You may want to remove the coin trap door now - it makes the job of removal and refitting the front panel easier. Remember to put a tray underneath!
Unplug the ribbon connector for the front panel from it's socket and the clips - unplug the little pipe from the middle of the front panel.
Gently lift the front cover pulling the bottom edge forward a bit to ease removal. It is not necessary to fully remove the front panel so you can leave the mains switch connected.
Unhook the emergency release strap from the pivot arm.
2 Torx Screws above and below the door latch hole secure the latch assembly. Unplug the latch from a socket past the little foam block on the front - just inside the machine.
You now have the latch. Operation is quite obvious. The door loop pushes an angled plate that swings a hook into the loop. The solenoid when activated pushes a bar down to lock the hook in place and push down on 2 micro switches wired in series as the interlock.
To strip down the assembly unplug the micro switch plugs and push a small screwdriver into the top and bottom catches.

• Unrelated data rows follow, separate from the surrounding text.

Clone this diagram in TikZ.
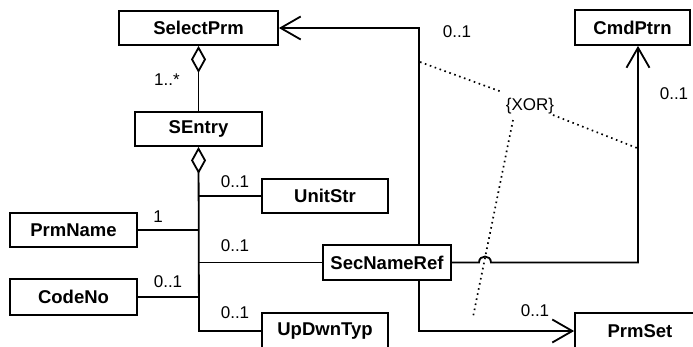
\documentclass[tikz,border=0pt]{standalone}
\usepackage{fontspec}
\setmainfont{Liberation Sans}
\usetikzlibrary{arrows.meta}
\begin{document}
\begin{tikzpicture}[x=1pt,y=-1pt,
  cls/.style={draw,line width=1.8pt,inner sep=0pt,font=\bfseries\fontsize{18.5}{20}\selectfont},
  lbl/.style={inner sep=0pt,font=\fontsize{17}{19}\selectfont},
  conn/.style={line width=1.8pt},
  agg/.style={conn,{Diamond[open,length=27pt,width=15pt,line width=1.8pt]}-},
  nav/.style={conn,-{Straight Barb[length=20pt,width=23pt,line width=1.8pt]}},
  dots/.style={line width=1.7pt,dash pattern=on 1.6pt off 3.6pt}]
\useasboundingbox (0,0) rectangle (693,346);
\clip (0,0) rectangle (693,346);
% classes
\node[cls,minimum width=159pt,minimum height=34pt] (sel) at (198.5,28) {SelectPrm};
\node[cls,minimum width=127pt,minimum height=34pt] (sen) at (198.5,129) {SEntry};
\node[cls,minimum width=126pt,minimum height=34pt] (uni) at (325,196) {UnitStr};
\node[cls,minimum width=127pt,minimum height=34pt] (prn) at (73.5,230) {PrmName};
\node[cls,minimum width=128pt,minimum height=35pt] (snr) at (387,262.5) {SecNameRef};
\node[cls,minimum width=127pt,minimum height=36pt] (cod) at (73.5,297) {CodeNo};
\node[cls,minimum width=126pt,minimum height=36pt] (udt) at (325,331) {UpDwnTyp};
\node[cls,minimum width=115pt,minimum height=35pt] (cmd) at (632.5,27.5) {CmdPtrn};
\node[cls,minimum width=130pt,minimum height=36pt] (pst) at (640,331) {PrmSet};
% aggregation
\draw[agg] (sel.south) -- (sen.north);
\coordinate (tb) at (199,331);
\draw[agg] (sen.south) -- (tb) -- (udt.west);
\draw[conn] (199,196) -- (uni.west);
\draw[conn] (prn.east) -- (199,230);
\draw[conn] (199,262.5) -- (snr.west);
\draw[conn] (cod.east) -- (199,297);
% SecNameRef navigations
\coordinate (st) at (419,28);
\coordinate (sb) at (419,331);
\coordinate (sr) at (638,262.5);
\draw[nav] (snr.north -| st) -- (st) -- (sel.east);
\draw[nav] (snr.south -| sb) -- (sb) -- (pst.west);
\draw[nav] (snr.east) -- (479,262.5) .. controls (479,254.5) and (491,254.5) .. (491,262.5) -- (sr) -- (sr |- cmd.south);
% multiplicities
\node[lbl] (m1) at (167,80) {1..*};
\node[lbl] (m2) at (235,182) {0..1};
\node[lbl] (m3) at (158,217) {1};
\node[lbl] (m4) at (235,246) {0..1};
\node[lbl] (m5) at (168,282) {0..1};
\node[lbl] (m6) at (235,313) {0..1};
\node[lbl] (m7) at (457,32) {0..1};
\node[lbl] (m8) at (674,94) {0..1};
\node[lbl] (m9) at (535,311) {0..1};
% XOR constraint
\node[lbl] (xor) at (530,106) {\{XOR\}};
\coordinate (x1) at (420,62);
\coordinate (x2) at (637,148);
\coordinate (x3) at (473,317);
\draw[dots] (x1) -- (502,92);
\draw[dots] (553,115) -- (x2);
\draw[dots] (513,120) -- (x3);
\end{tikzpicture}
\end{document}
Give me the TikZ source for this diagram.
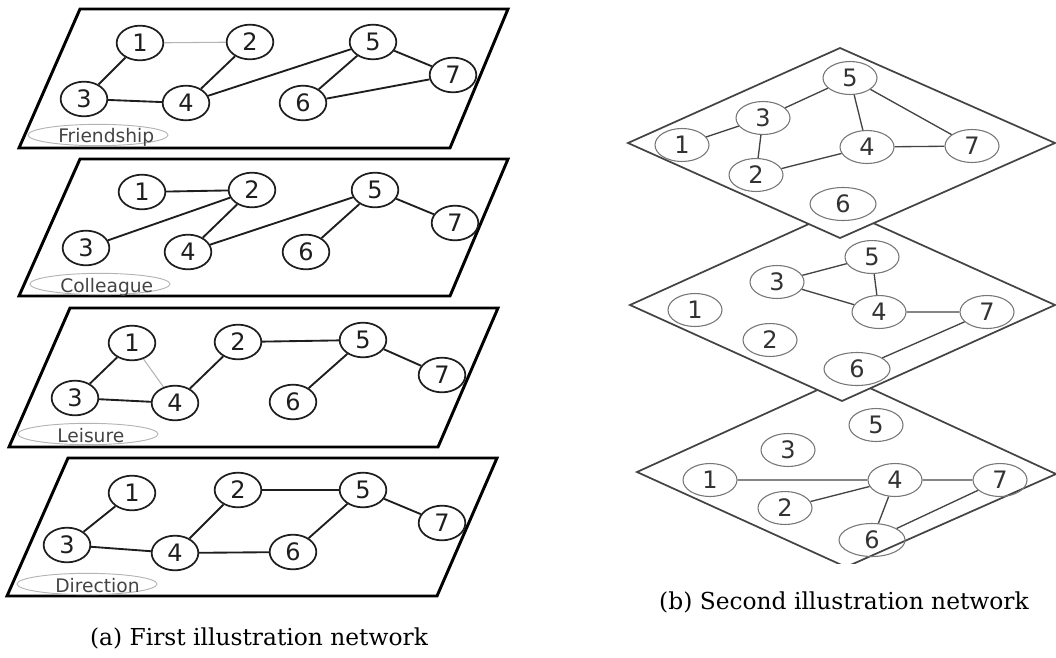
\documentclass[tikz,border=0pt]{standalone}
\usepackage{fontspec}
\setmainfont{DejaVu Serif}
\newfontfamily\graphfont{DejaVu Sans}
\usetikzlibrary{shapes.geometric}
\definecolor{ink}{HTML}{1E1E1E}
\definecolor{faint}{HTML}{B4B4B4}
\definecolor{greyink}{HTML}{444444}
\definecolor{greynode}{HTML}{777777}
\tikzset{
  slab/.style={draw=black, line width=2.2pt, line join=miter},
  vtx/.style={ellipse, draw=ink, line width=1.3pt, minimum width=35pt, minimum height=26pt,
    inner sep=0pt, font=\graphfont\fontsize{18}{18}\selectfont, text=ink},
  tie/.style={draw=ink, line width=1.4pt},
  weaktie/.style={draw=faint, line width=0.8pt},
  relname/.style={ellipse, draw=faint, line width=0.7pt, minimum width=105pt, minimum height=16pt, inner sep=0pt},
  reltext/.style={anchor=base west, inner sep=0pt, font=\graphfont\fontsize{14}{14}\selectfont, text=greyink},
  sheet/.style={draw=greyink, line width=1.3pt, fill=white, line join=miter},
  dvtx/.style={ellipse, draw=greynode, line width=0.8pt, minimum width=40.5pt, minimum height=24.75pt,
    inner sep=0pt, font=\graphfont\fontsize{18}{18}\selectfont, text=black!80},
  widevtx/.style={minimum width=49.5pt},
  dtie/.style={draw=greyink, line width=1pt},
  captext/.style={font=\fontsize{17.5}{17.5}\selectfont, inner sep=0pt}
}
\begin{document}
\begin{tikzpicture}[x=0.75pt,y=-0.75pt]
\useasboundingbox (0,0) rectangle (1056,657);
\clip (0,0) rectangle (1056,657);

% ---------- (a) four relation layers ----------
% Friendship
\draw[slab] (80,9) -- (508,9) -- (450,148) -- (19,148) -- cycle;
\node[vtx] (f1) at (140,43) {1};
\node[vtx] (f2) at (250,42) {2};
\node[vtx] (f5) at (373,42) {5};
\node[vtx] (f7) at (453,75) {7};
\node[vtx] (f3) at (84,99) {3};
\node[vtx] (f4) at (186,103) {4};
\node[vtx] (f6) at (303,103) {6};
\draw[weaktie] (f1) -- (f2);
\draw[tie] (f1) -- (f3) (f3) -- (f4) (f2) -- (f4) (f4) -- (f5) (f5) -- (f6) (f5) -- (f7) (f6) -- (f7);
\node[relname] (fe) at (98,135) {};
\node[reltext] (ft) at (58,142) {Friendship};

% Colleague
\draw[slab] (80,159) -- (508,159) -- (450,296) -- (19,296) -- cycle;
\node[vtx] (c1) at (142,192) {1};
\node[vtx] (c2) at (252,190) {2};
\node[vtx] (c5) at (375,190) {5};
\node[vtx] (c7) at (455,223) {7};
\node[vtx] (c3) at (86,248) {3};
\node[vtx] (c4) at (188,252) {4};
\node[vtx] (c6) at (306,252) {6};
\draw[tie] (c1) -- (c2) (c2) -- (c3) (c2) -- (c4) (c4) -- (c5) (c5) -- (c6) (c5) -- (c7);
\node[relname] (ce) at (100,284) {};
\node[reltext] (ct) at (60,292) {Colleague};

% Leisure
\draw[slab] (70,308) -- (498,308) -- (438,447) -- (9,447) -- cycle;
\node[vtx] (l1) at (132,343) {1};
\node[vtx] (l2) at (238,342) {2};
\node[vtx] (l5) at (363,340) {5};
\node[vtx] (l7) at (442,375) {7};
\node[vtx] (l3) at (75,398) {3};
\node[vtx] (l4) at (175,403) {4};
\node[vtx] (l6) at (293,402) {6};
\draw[weaktie] (l1) -- (l4);
\draw[tie] (l1) -- (l3) (l3) -- (l4) (l2) -- (l4) (l2) -- (l5) (l5) -- (l6) (l5) -- (l7);
\node[relname] (le) at (88,434) {};
\node[reltext] (lt) at (57,442) {Leisure};

% Direction
\draw[slab] (68,458) -- (497,458) -- (437,596) -- (7,596) -- cycle;
\node[vtx] (d1) at (132,493) {1};
\node[vtx] (d2) at (238,490) {2};
\node[vtx] (d5) at (363,490) {5};
\node[vtx] (d7) at (442,523) {7};
\node[vtx] (d3) at (67,545) {3};
\node[vtx] (d4) at (175,553) {4};
\node[vtx] (d6) at (293,552) {6};
\draw[tie] (d1) -- (d3) (d3) -- (d4) (d2) -- (d4) (d2) -- (d5) (d4) -- (d6) (d5) -- (d6) (d5) -- (d7);
\node[relname] (de) at (87,584) {};
\node[reltext] (dt) at (55,592) {Direction};

\node[captext] (capa) at (259,638) {(a) First illustration network};

% ---------- (b) stacked diamond layers, bottom first ----------
\begin{scope}
  \clip (600,300) rectangle (1056,563);
  \draw[sheet] (637,472) -- (846,377) -- (1056,474) -- (846,567) -- cycle;
\end{scope}
\node[dvtx] (r5) at (876,425) {5};
\node[dvtx] (r3) at (788,450) {3};
\node[dvtx] (r1) at (710,480) {1};
\node[dvtx] (r4) at (895,480) {4};
\node[dvtx] (r7) at (1000,480) {7};
\node[dvtx] (r2) at (785,508) {2};
\node[dvtx,widevtx] (r6) at (872,540) {6};
\draw[dtie] (r1) -- (r4) (r2) -- (r4) (r4) -- (r7) (r4) -- (r6) (r7) -- (r6);

\draw[sheet] (630,305) -- (842,209) -- (1055,305) -- (842,401) -- cycle;
\node[dvtx] (q5) at (872,257) {5};
\node[dvtx] (q3) at (777,282) {3};
\node[dvtx] (q1) at (695,310) {1};
\node[dvtx] (q4) at (879,312) {4};
\node[dvtx] (q7) at (987,312) {7};
\node[dvtx] (q2) at (770,340) {2};
\node[dvtx,widevtx] (q6) at (857,369) {6};
\draw[dtie] (q3) -- (q5) (q3) -- (q4) (q5) -- (q4) (q4) -- (q7) (q7) -- (q6);

\draw[sheet] (628,143) -- (840,48) -- (1055,143) -- (840,238) -- cycle;
\node[dvtx] (p5) at (850,78) {5};
\node[dvtx] (p3) at (763,118) {3};
\node[dvtx] (p1) at (682,145) {1};
\node[dvtx] (p4) at (867,147) {4};
\node[dvtx] (p7) at (972,146) {7};
\node[dvtx] (p2) at (756,175) {2};
\node[dvtx,widevtx] (p6) at (843,204) {6};
\draw[dtie] (p1) -- (p3) (p3) -- (p5) (p3) -- (p2) (p2) -- (p4) (p5) -- (p4) (p5) -- (p7) (p4) -- (p7);

\node[captext] (capb) at (844,602) {(b) Second illustration network};
\end{tikzpicture}
\end{document}
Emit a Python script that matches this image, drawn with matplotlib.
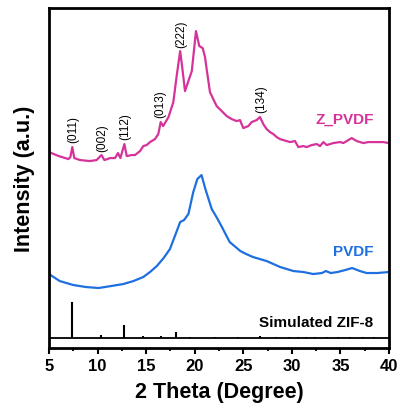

You can now lubricate the latch and check the function of the micro switches using a meter. They a easily replaced if you can find the correct type. (Unofficially - for a home repair - if one is not working you could always bypass one - but I wouldn't condone that obviously)
If you are careful enough - the operation of the solenoid and latch can be checked and observed by plugging the unit back in and pushing the door loop into the latch - be careful of the exposed wires etc - not sure what voltages are there!!
If it's unservicable then a replacement is about £35 online.
Reassemble in reverse - nothing to point out and is quite straghtforward. Dont forget the little pipe on the back of the control panel - it's easily missed.
The latch head (with hooklike projections) have a spring to keep it pulled down.
If the latch head can be easily pushed up and falls back freely, then the monting tab on the back of the latch head is broken and it will have to be glued or replaced. The new part is better.
To get to the door screws inside, you have to remove the choke cover, as shown in the photo.